Apple lawyers - Like regular lawyers, they just don't bother to shave off the pointy beard or hide the horns
Still I don't need any more incentives to avoid their products now - the products themselves are unappealing enough
I've got a 2013 Macbook Air - which at the time compared quite favourably in spec, quality and price with the equivalent Windows ultrabook-type laptops.
Now in 2017 Apple are selling a (more expensive), but more or less unchanged model (apart from a newer processor). Its still got the same RAM, storage and low res screen.
However that's still the most appealing laptop they sell, as all the others are more expensive and lose all the usefulness of things like SD card slots, regular USB ports and magsafe chargers.

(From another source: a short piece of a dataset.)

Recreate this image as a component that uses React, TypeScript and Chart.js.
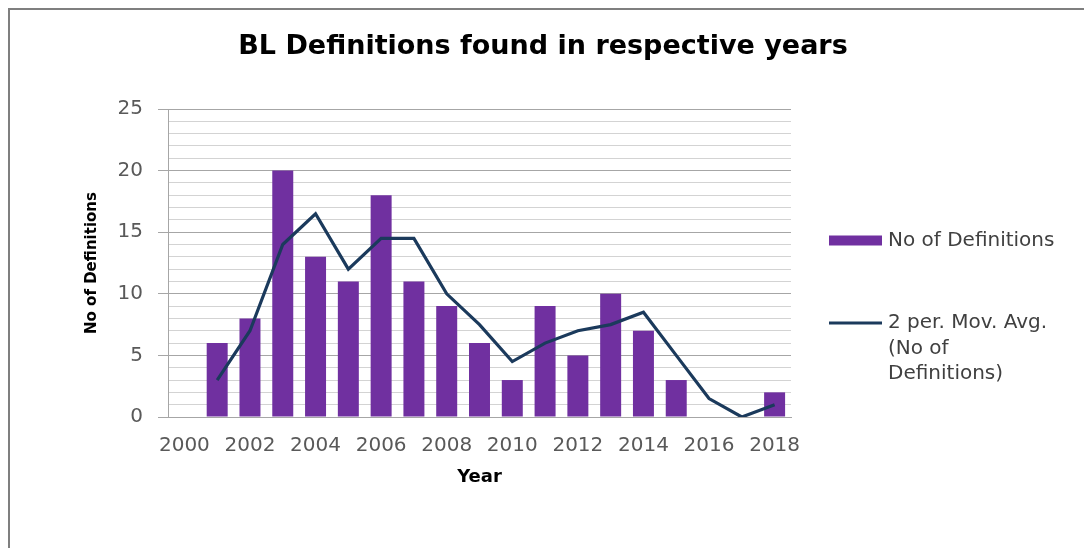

The iPhone has no headphone port
The Mac Pro is hugely expensive, under-powered and unexpandable.
Bad Apple.
Personally, I've always been confused when seeing the Apple logo, unsure whether I'm looking at an iPad, a Beatles compilation album or a vibrator from an Ann Summers shop.
So I for one welcome this altruistic attempt by Applelaw to clarify the confusing mess that trademarks have become.
Nickolodeon shows that my little ones watch like iCarly and Victorious use Pear products with a pear logo in place of the Apple on macbooks, ipads, iphone replacements.
iCarly was also sued by Apple for using the Magic i http://www.esarcasm.com/23846/apple-lawsuit-icarly/
Nickelodeon networks has featured computers and phones with a pear logo on their kids shows for over a decade. E.g. iCarly (2007-2012.) Some of the items, such as laptops, have internally illuminated pear logos. I'm not aware of complaints from Apple about those.
I got back from the shops earlier with a bag of apples and was about to eat one while checking The Register. Imagine my surprise when it turned out to be pears! I marched straight back to the shop and demanded satisfaction. It turns out that they didn't know either. I sense there is a greater scam at large and without the fastidious lawyers of Apple we'd never know.
Dear lawyers,
I know you get paid a ridiculous amount of money and know all sorts of obscure verbage in the hopes of confusing those less knowledgeable but it just makes me want to shout at you to speak plain English. I hate you. In the article there is a migraine inducing quote that seems to be saying, "If a person sees this pear shaped logo it'll make them think of Apple". That's perhaps true but it doesn't make any normal person's mind also deduct that they are the same. That's even ignoring that THEY ARE A MAPPING COMPANY.
Can it be Friday already? Please?!
The name Pear Technologies "must be assessed against the background of the fact that the word, where understood, merely reinforces the same concept as the one attributed to the sign's figurative element, thus creating a semantic unit."
And that's not even Apple's lawyer talking – that is the decision of the European Union Intellectual Property Office (EUIPO) which actually ruled for Apple and against Pear Technologies.
*** The concept is that of a distinct fruit called a pear, not an apple, as evidenced by the name PEAR Technologies. Apple missed their opportunity to challenge the company name, so legally why can't they have the fruit corresponding to their name, which has NOT been challenged? Even the lawyer admits that the word and logo go together!!!!! ***
Well, Pear deserved to lose this time. The logo is clearly ripoff of apple logo. The 2nd logo is so blatant ripoff, since everyone (and their mother) knows that apple has claim on rounded rectangles, so using a fruit and rounded rectangles together is already combinatory infringement of apple's trademark. If that doesn't get lawyers screaming for your money, nothing will. The first logo is actually better than the 2nd one, but both of them combined, gives clear indication that they wanted to ride in apple's popularity and cash in the money..
Whilst spending a lot of time in Exeter a few years ago I noticed a fair few taxis named Apple Taxis, apple logo and all. Somehow they haven't been sued into oblivion; perhaps they're older then Apple Inc., or simply escaped notice (which seems doubtful).